«…А был он веком всяческого разъединения, обособления, несогласия и нетерпимости к «чужому»… Разъединения национальные (рост шовинизма), расовые, социальные, континентальные, разъединения между мирами (первым, вторым, третьим), научные (между отдельными науками), между научной интеллигенцией и всякой иной, между «технарями» и «лириками» — творцами гуманитарной культуры, между профессиями (слишком много у нас специальностей), между мировоззрением и идеологией (не следует смешивать мировоззрение с идеологией). Мы стали планетой глухих, но еще не разучившихся говорить. Вернее, бубнит каждый свое… только свое… Боюсь, что мы скоро разучимся и говорить. А что толку говорить, если никто друг друга не выслушивает».
Это я обращаюсь к моральному авторитету Дмитрия Сергеевича Лихачева — свидетель и участник жизни почти всего истекающего века, он смотрит на него словно издалека, из наступающего XXI-го. К сожалению, ученый и писатель прав. Слишком долго люди, разделившись на кланы, касты, сообщества, эгоистически утверждали, вместо того чтобы сообща искать истину, собственные взгляды и интересы, нередко полагаясь при этом на силу не идей, но мышц. Росла энергия монолога, утрачивалось искусство общения, укреплялись замкнутые воззрения, ослабевало чувство всеобщности, хотя соответствующей риторики всегда было в избытке.
И вот мир, столь не дорожащий своим единством, подошел к черте такой катастрофы, после которой не будет уж ни говорящих, ни слушающих.
И тогда трезвый смысл, разум восстал против этой жуткой перспективы.
Конечно, человечество опирается прежде всего на спасительный инстинкт самосохранения, от века присущий всему живому.
Но и художественная культура — мощная опора выживания рода. Она и в эпоху тотального разъединения, о котором говорит Д. С. Лихачев, упорно противостояла мировой центробежности, выступала собирателем сил.
Сегодня этот опыт бесценно важен. Сегодня лучшие литературные творения века в первую, может быть, очередь притягивают не мастерством и даже не психологической глубиной (хотя, понятно, что без этого не было бы и ничего другого), но именно призывом к моральной интеграции человечества. Мы, кажется, поняли, что «наведение мостов» — вовсе не криминал…

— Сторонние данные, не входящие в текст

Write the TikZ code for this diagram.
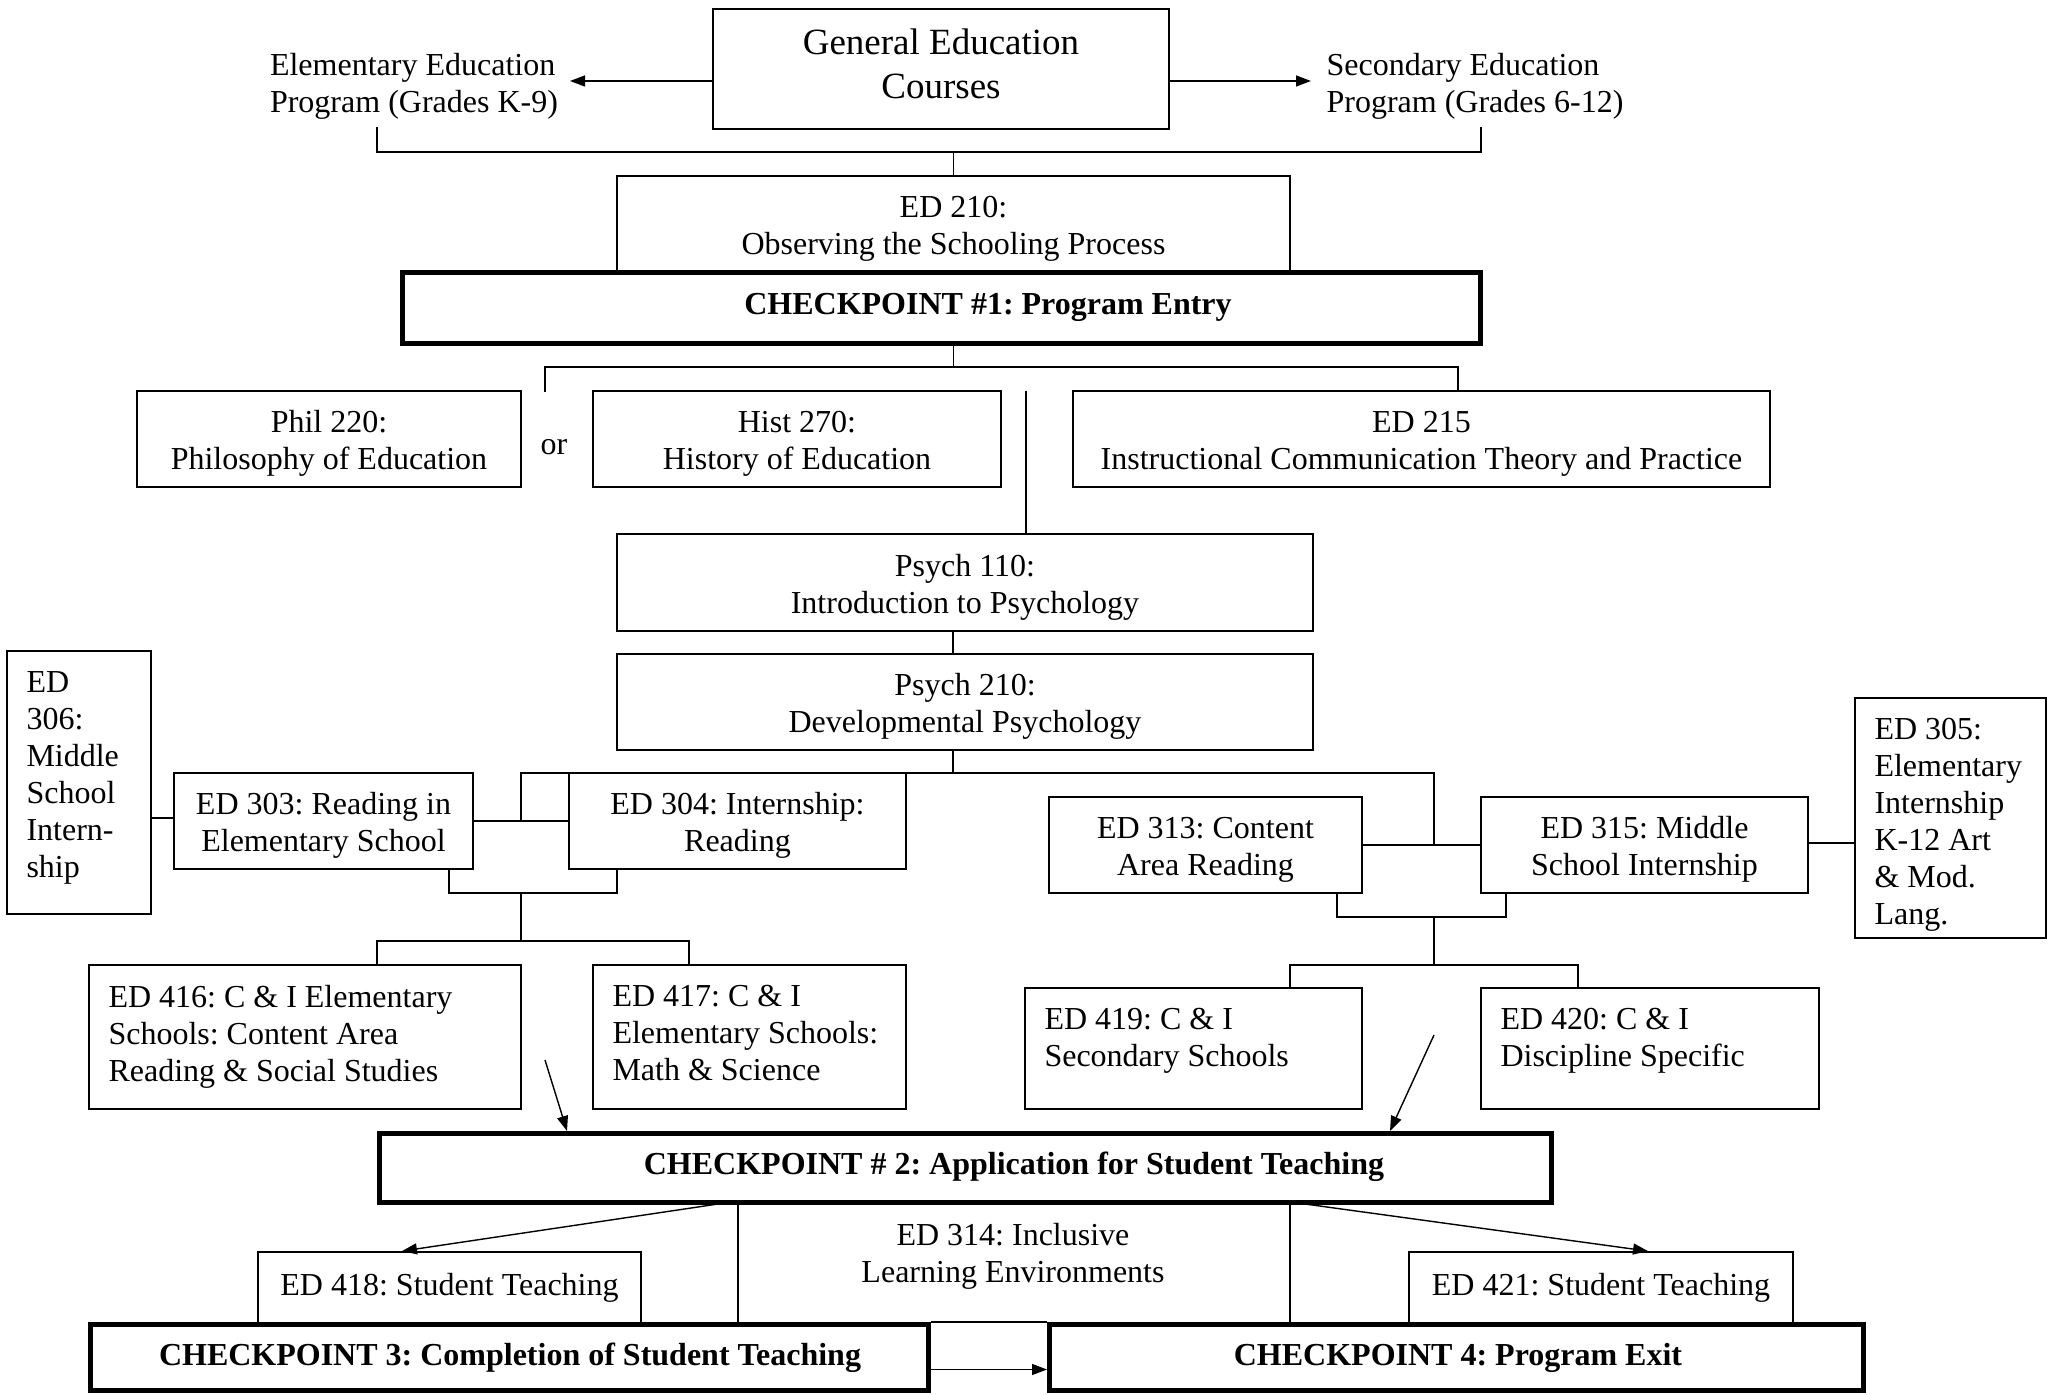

Среди этих лучших творений — фолкнеровский «Авессалом», напоминающий о непреходящем смысле и непреходящей ценности такого понятия, как семья человеческая.
ГЛАВА IX
ПРОЩАНИЕ С ДЕТСТВОМ
Фолкнер не зря говорил, что ему целой жизни не хватит, чтобы рассказать все истории йокнапатофского края и его обитателей. В сознании, в воображении художника стоял, жил своей жизнью маленький, но и такой огромный мир, который лишь фрагментами, многое оставляя неразвернутым, кое-что вовсе скрывая, воплощался под переплетами книг. Стоило убрать один урожай — выпустить один роман, как поле уже вновь зеленело и вновь ожидало пахаря и жнеца.
Много ли мы узнаем из первого романа-саги о полковнике Джоне Сарторисе? Почти ничего — только памятник запомнили. Но сразу же, из намеков, из фраз, брошенных походя, стало ясно, что фигура это крупная, незаурядная; недаром же он, «неизмеримо более осязаемый, чем простая бренная плоть, сумел проникнуть в неприступную крепость молчания, где жил его сын.
Теперь Фолкнер решил было подробно рассказать об этом основателе рода, одном из тех, кто закладывал фундамент общины.